__Given problem__.
Reproduce the listing below in full and without alteration, apart from its pictures.

*****

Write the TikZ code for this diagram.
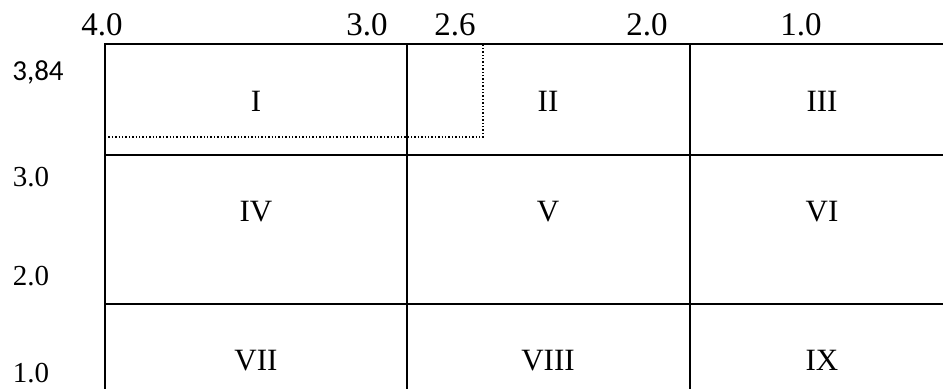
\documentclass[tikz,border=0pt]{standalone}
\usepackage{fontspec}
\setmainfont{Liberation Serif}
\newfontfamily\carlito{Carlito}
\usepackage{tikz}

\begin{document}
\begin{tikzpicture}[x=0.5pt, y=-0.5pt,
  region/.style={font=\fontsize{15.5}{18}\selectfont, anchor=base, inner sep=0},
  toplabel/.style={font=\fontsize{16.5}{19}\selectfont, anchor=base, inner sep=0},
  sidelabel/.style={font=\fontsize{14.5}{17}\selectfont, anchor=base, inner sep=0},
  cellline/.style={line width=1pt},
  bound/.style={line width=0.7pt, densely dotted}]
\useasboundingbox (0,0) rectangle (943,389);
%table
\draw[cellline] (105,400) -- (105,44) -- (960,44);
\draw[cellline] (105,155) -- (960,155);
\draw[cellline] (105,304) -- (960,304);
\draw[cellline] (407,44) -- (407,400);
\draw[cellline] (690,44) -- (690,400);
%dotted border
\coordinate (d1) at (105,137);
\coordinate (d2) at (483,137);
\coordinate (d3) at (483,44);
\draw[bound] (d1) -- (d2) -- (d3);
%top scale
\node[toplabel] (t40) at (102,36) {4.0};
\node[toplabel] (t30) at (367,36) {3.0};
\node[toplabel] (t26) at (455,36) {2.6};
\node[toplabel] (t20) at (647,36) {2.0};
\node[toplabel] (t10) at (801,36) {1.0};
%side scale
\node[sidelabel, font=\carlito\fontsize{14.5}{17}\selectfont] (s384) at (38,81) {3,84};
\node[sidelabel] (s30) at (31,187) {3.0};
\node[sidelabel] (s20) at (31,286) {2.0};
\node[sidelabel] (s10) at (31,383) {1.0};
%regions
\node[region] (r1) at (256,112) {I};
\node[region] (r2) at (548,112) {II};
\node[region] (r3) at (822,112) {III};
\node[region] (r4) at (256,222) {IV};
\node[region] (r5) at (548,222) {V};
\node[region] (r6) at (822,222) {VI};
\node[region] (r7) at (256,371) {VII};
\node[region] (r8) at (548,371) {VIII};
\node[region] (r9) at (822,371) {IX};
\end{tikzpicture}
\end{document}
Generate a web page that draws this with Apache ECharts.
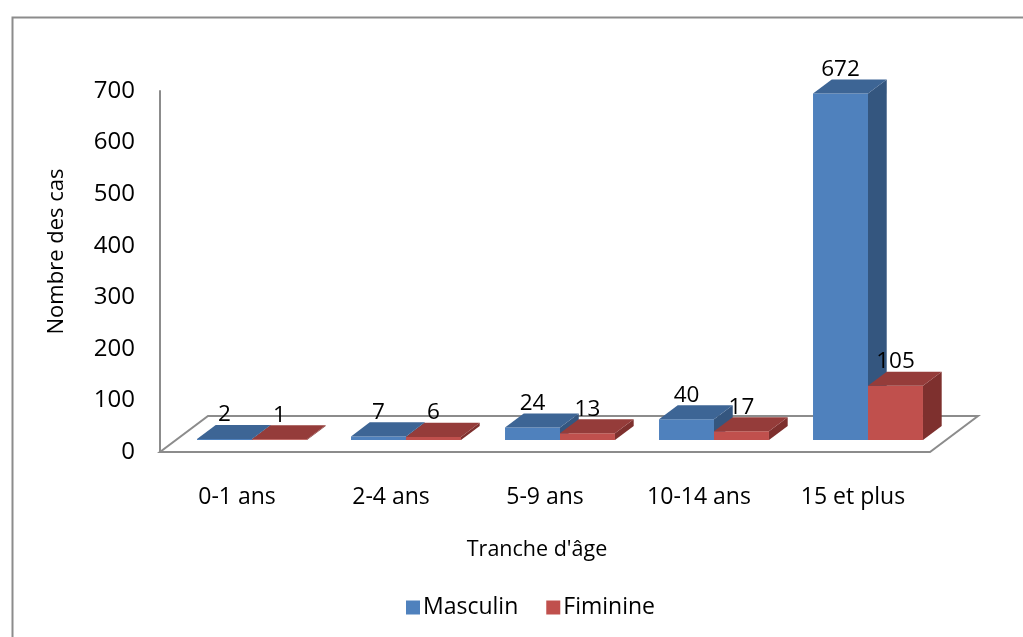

*****

__The result__.
Write the TikZ code for this diagram.
\documentclass[tikz,border=0pt]{standalone}
\usepackage{fontspec}
\setmainfont{Liberation Serif}
\newfontfamily\carlito{Carlito}
\usepackage{tikz}

\begin{document}
\begin{tikzpicture}[x=0.5pt, y=-0.5pt,
  region/.style={font=\fontsize{15.5}{18}\selectfont, anchor=base, inner sep=0},
  toplabel/.style={font=\fontsize{16.5}{19}\selectfont, anchor=base, inner sep=0},
  sidelabel/.style={font=\fontsize{14.5}{17}\selectfont, anchor=base, inner sep=0},
  cellline/.style={line width=1pt},
  bound/.style={line width=0.7pt, densely dotted}]
\useasboundingbox (0,0) rectangle (943,389);
%table
\draw[cellline] (105,400) -- (105,44) -- (960,44);
\draw[cellline] (105,155) -- (960,155);
\draw[cellline] (105,304) -- (960,304);
\draw[cellline] (407,44) -- (407,400);
\draw[cellline] (690,44) -- (690,400);
%dotted border
\coordinate (d1) at (105,137);
\coordinate (d2) at (483,137);
\coordinate (d3) at (483,44);
\draw[bound] (d1) -- (d2) -- (d3);
%top scale
\node[toplabel] (t40) at (102,36) {4.0};
\node[toplabel] (t30) at (367,36) {3.0};
\node[toplabel] (t26) at (455,36) {2.6};
\node[toplabel] (t20) at (647,36) {2.0};
\node[toplabel] (t10) at (801,36) {1.0};
%side scale
\node[sidelabel, font=\carlito\fontsize{14.5}{17}\selectfont] (s384) at (38,81) {3,84};
\node[sidelabel] (s30) at (31,187) {3.0};
\node[sidelabel] (s20) at (31,286) {2.0};
\node[sidelabel] (s10) at (31,383) {1.0};
%regions
\node[region] (r1) at (256,112) {I};
\node[region] (r2) at (548,112) {II};
\node[region] (r3) at (822,112) {III};
\node[region] (r4) at (256,222) {IV};
\node[region] (r5) at (548,222) {V};
\node[region] (r6) at (822,222) {VI};
\node[region] (r7) at (256,371) {VII};
\node[region] (r8) at (548,371) {VIII};
\node[region] (r9) at (822,371) {IX};
\end{tikzpicture}
\end{document}
Generate a web page that draws this with Apache ECharts.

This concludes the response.